When ethics and morality (that has nothing to do with sex BTW, but rather upholding balanced standards) get thrown out it becomes a death match between those willing to play the game. History shows they are seldom the end game victor.
Anyway, there are my thoughts on the matter!
Posted by: Bill-Muskoka | May 04, 2006 at 05:23 PM
Surely you're not suggesting that the declining prevalence of newspapers and traditional journalism can be attributed to the changing economic models of the newsmedia?
While there can be no dispute that what Gillmor suggests is true on the surface, it would be silly to ignore the politicization of news and (to use an awfully clumsy terminology) present social value system which regards truth as subjective as factors in the decline of the journalism trade.
Posted by: Joseph Krengel | May 04, 2006 at 05:37 PM
"the parasitic bloggers"
I like to think of myself as more of a bottom feeder. ;)
Posted by: Greg | May 04, 2006 at 05:42 PM
"Cut us off at the revenue end, and we will no longer be able to produce the original journalism the parasitic bloggers feed off."
Oh piffle. Bloggers depend on many things to create content - mainstream news is only a part of it, and not even the largest part (except for the cadre of self-referential political blogs).
Posted by: Stephen Downes | May 04, 2006 at 05:49 PM
Don't think that there's much MSM can do about the prevalence of low-cost alternative classifieds.
Been a problem for a long time with the "Buy and Sell" sort of publication taking a lot of the classified business.
Well, the MSM in the States certainly has its knife out for Crag's List. Lots of stories especially of the "free rooms for sex" ads which was hyped last month.
http://news.google.com/news?hl=en&ned=us&q=%22Craig%27s+List%22
Posted by: Elvid | May 04, 2006 at 11:47 PM
Things change. If the net proves one thing it is that no one has a right to revenue.
By and large the objection to MSM from both the right and the left wings of the blogosphere is that it is filled with technophobic, biased, lazy boomers waiting out their days until they can take early retirement.
Is this a true account? I doubt it. But as you often point out from the left it takes hecklers to ask the SecDef hard questions. The PPG goes on like spoilt brats when the PM refuses to play by their rules (and why are there over 1000 people covering the Hill?) Election coverage has become not much more than a cross between Gaff-Watch and the Preakness with a measure of Fashion File thrown in. The CBC can't decide if it should produce quality or simply pander.
And so on.
Plus, when your competition is free, lets you put up colour pics of the merchandise for sale and allows people to get in touch with you by email, don't you think its time for the MSM to reconsider its classified advertising rates? Count the ads on a classified page at the Star and multiply by the line rate...Not too tough to beat those prices.

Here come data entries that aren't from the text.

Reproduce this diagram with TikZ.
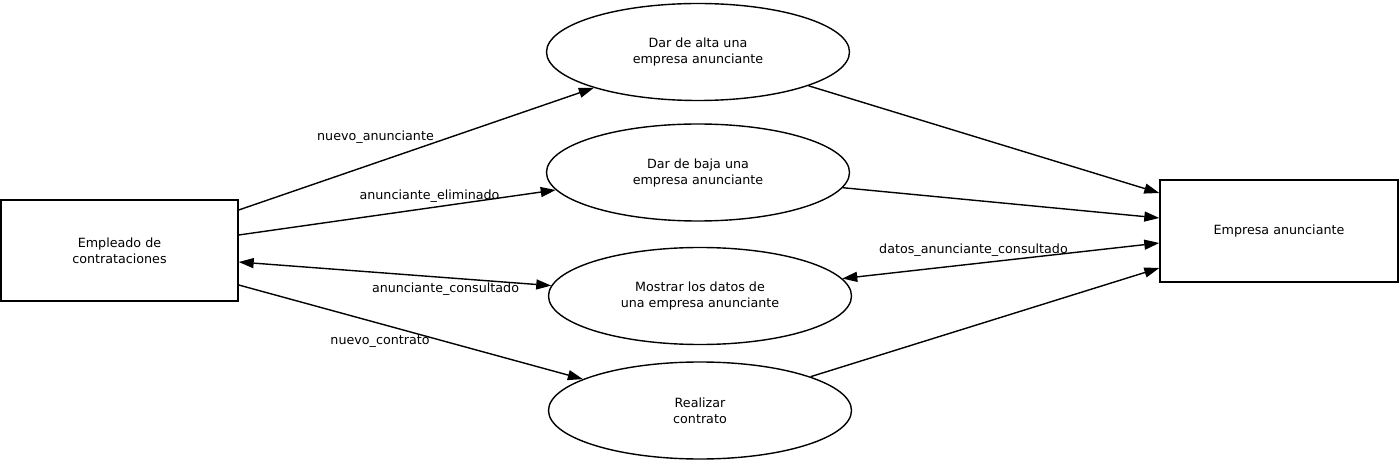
\documentclass[tikz,border=0pt]{standalone}
\usepackage{fontspec}
\setmainfont{DejaVu Sans}
\usetikzlibrary{shapes.geometric,arrows.meta}

\begin{document}
\begin{tikzpicture}[
  x=1pt,y=-1pt,
  every node/.style={font=\fontsize{12.7}{16}\selectfont},
  entity/.style={draw,line width=1.4pt,minimum width=237pt,minimum height=101pt,inner sep=0pt,align=center},
  process/.style={draw,ellipse,line width=1.4pt,minimum width=303pt,minimum height=97pt,inner sep=0pt,align=center},
  flow/.style={line width=1.4pt,-{Triangle[length=15pt,width=10pt]}},
  twoway/.style={line width=1.4pt,{Triangle[length=15pt,width=10pt]}-{Triangle[length=15pt,width=10pt]}},
  flowlabel/.style={inner sep=1pt}
]
\useasboundingbox (0,0) rectangle (1400,462);

% externos
\node[entity] (empleado) at (119.5,250.5) {Empleado de\\contrataciones};
\node[entity,minimum width=238pt,minimum height=102pt] (empresa) at (1279,231) {Empresa anunciante};

% procesos
\node[process] (alta) at (698,52) {Dar de alta una\\empresa anunciante};
\node[process] (baja) at (698,172.5) {Dar de baja una\\empresa anunciante};
\node[process] (mostrar) at (700,296) {Mostrar los datos de\\una empresa anunciante};
\node[process] (contrato) at (700,410.5) {Realizar\\contrato};

% flujos
\draw[flow] ([yshift=40.5pt]empleado.east) -- (alta.199);
\draw[flow] ([yshift=15.5pt]empleado.east) -- (baja.187);
\draw[twoway] ([yshift=-11.5pt]empleado.east) -- (mostrar.176);
\draw[flow] ([yshift=-34.5pt]empleado.east) -- (contrato.165);
\draw[flow] (alta.343) -- ([yshift=38pt]empresa.west);
\draw[flow] (baja.354) -- ([yshift=13pt]empresa.west);
\draw[twoway] (mostrar.7) -- ([yshift=-12pt]empresa.west);
\draw[flow] (contrato.17) -- ([yshift=-37pt]empresa.west);

% etiquetas
\node[flowlabel] (l1) at (375.5,137) {nuevo\_anunciante};
\node[flowlabel] (l2) at (429.5,196) {anunciante\_eliminado};
\node[flowlabel] (l3) at (445.5,289) {anunciante\_consultado};
\node[flowlabel] (l4) at (380,342) {nuevo\_contrato};
\node[flowlabel] (l5) at (973.5,250) {datos\_anunciante\_consultado};
\end{tikzpicture}
\end{document}
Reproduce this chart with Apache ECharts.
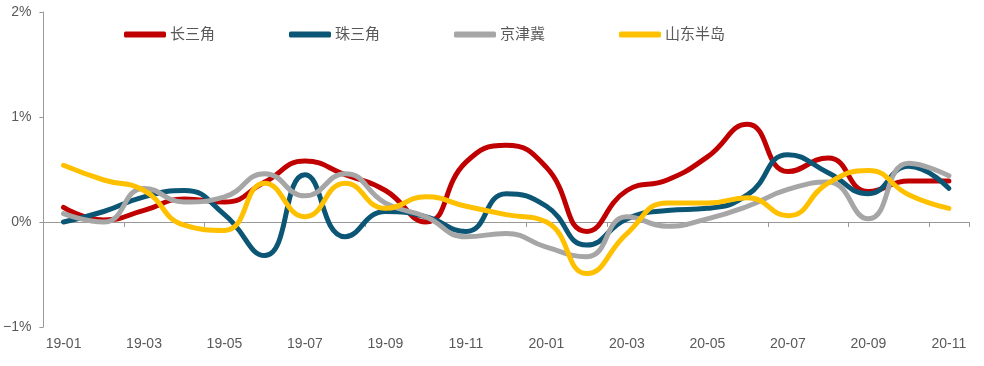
<!DOCTYPE html>
<html><head><meta charset="utf-8">
<script src="https://cdn.jsdelivr.net/npm/echarts@6/dist/echarts.min.js"></script>
<style>html,body{margin:0;padding:0;background:#fff}#c{width:984px;height:366px}</style>
</head><body><div id="c"></div>
<script>
const categories = ['19-01','19-02','19-03','19-04','19-05','19-06','19-07','19-08','19-09','19-10','19-11','19-12',
  '20-01','20-02','20-03','20-04','20-05','20-06','20-07','20-08','20-09','20-10','20-11'];
const seriesNames = ['长三角','珠三角','京津冀','山东半岛'];
const yrd = [0.14,0.02,0.11,0.22,0.19,0.38,0.58,0.45,0.30,0.00,0.57,0.73,0.52,-0.09,0.30,0.40,0.62,0.93,0.48,0.61,0.29,0.39,0.39];
const prd = [0.00,0.10,0.24,0.30,0.07,-0.32,0.45,-0.14,0.10,0.05,-0.09,0.27,0.15,-0.22,0.03,0.11,0.13,0.26,0.64,0.47,0.27,0.53,0.32];
const bth = [0.08,0.00,0.32,0.19,0.24,0.46,0.25,0.46,0.18,0.05,-0.14,-0.11,-0.24,-0.33,0.05,-0.04,0.03,0.15,0.31,0.38,0.03,0.56,0.44];
const sdp = [0.54,0.40,0.30,-0.03,-0.08,0.37,0.05,0.37,0.13,0.24,0.15,0.07,0.00,-0.49,-0.11,0.18,0.18,0.23,0.06,0.37,0.49,0.26,0.13];
const yTicks = [-1,0,1,2];
const colors = ['#C00000','#0B5575','#A6A6A6','#FFC000'];
const font = "'Liberation Sans','Noto Sans CJK SC',sans-serif";

const chart = echarts.init(document.getElementById('c'));
const dataSets = [yrd, prd, bth, sdp];
chart.setOption({
  animation: false,
  color: colors,
  grid: {left: 43, right: 15, top: 12, bottom: 39},
  legend: {
    left: 119, top: 22, itemGap: 74, itemWidth: 42, itemHeight: 6, icon: 'roundRect',
    textStyle: {color: '#595959', fontSize: 15, fontFamily: font, padding: [0,0,0,-1]},
    data: seriesNames
  },
  xAxis: [{
    type: 'category', data: categories, boundaryGap: true, position: 'bottom',
    axisLine: {show: false, onZero: false}, axisTick: {show: false},
    axisLabel: {interval: 1, color: '#595959', fontSize: 14, fontFamily: font, margin: 10}
  },{
    type: 'category', data: categories, boundaryGap: true, position: 'bottom',
    axisLine: {show: true, onZero: true, lineStyle: {color: '#999', width: 1}},
    axisTick: {show: true, interval: 1, length: 5, lineStyle: {color: '#999'}},
    axisLabel: {show: false}
  }],
  yAxis: {
    type: 'value', min: yTicks[0], max: yTicks[yTicks.length-1], interval: 1,
    axisLine: {show: true, lineStyle: {color: '#999'}},
    axisTick: {show: true, length: 4, lineStyle: {color: '#999'}},
    splitLine: {show: false},
    axisLabel: {formatter: v => String(v).replace('-', '\u2212') + '%', color: '#595959', fontSize: 14, fontFamily: font, margin: 12}
  },
  series: dataSets.map((d, i) => ({
    name: seriesNames[i], type: 'line', data: d, smooth: 0.5, symbol: 'none',
    lineStyle: {width: 5, color: colors[i], cap: 'round'}, z: 2 + i
  }))
});
</script></body></html>
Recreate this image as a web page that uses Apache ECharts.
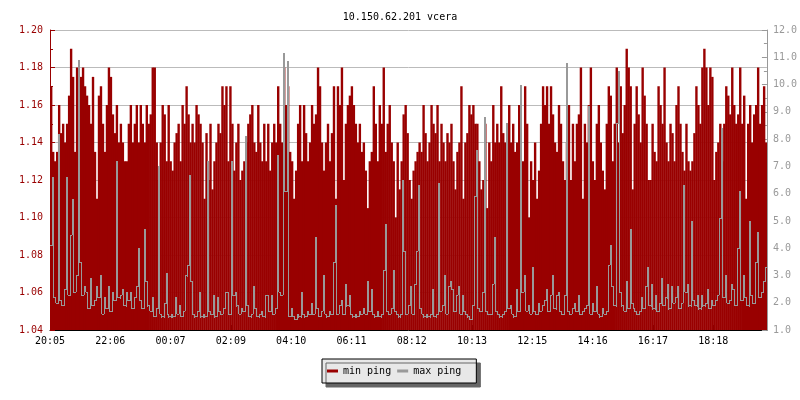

Posted by: Jay Currie | May 05, 2006 at 02:53 AM
i dunno. i think blogging is mostly just a reaction to the msm's editorializing of the news. it's all good. er, except the msm's editorializing of the news.
Posted by: sooey | May 05, 2006 at 08:27 AM
A REAl price war is happening!
I never thought I would see this again, but we are having a genuine price war here in the Muskoka between, at least, two retailers.
The prices have been changing downward by 0.002 cents by the minute. One changes their sign and the other immediately follows!
Is anyone else seeing this amazing free-market happening?
It started at 96.7 and at last glance was down to 95.5 all in a few minutes. Its a Friday as well. Maybe the buy only what you need plan is having a real impact?
Posted by: Bill-Muskoka | May 05, 2006 at 01:19 PM
I agree with Sooey. Too much opinion in the MSM. Blogging is competition for opinion and spin. It doesn't do 'news' all that well.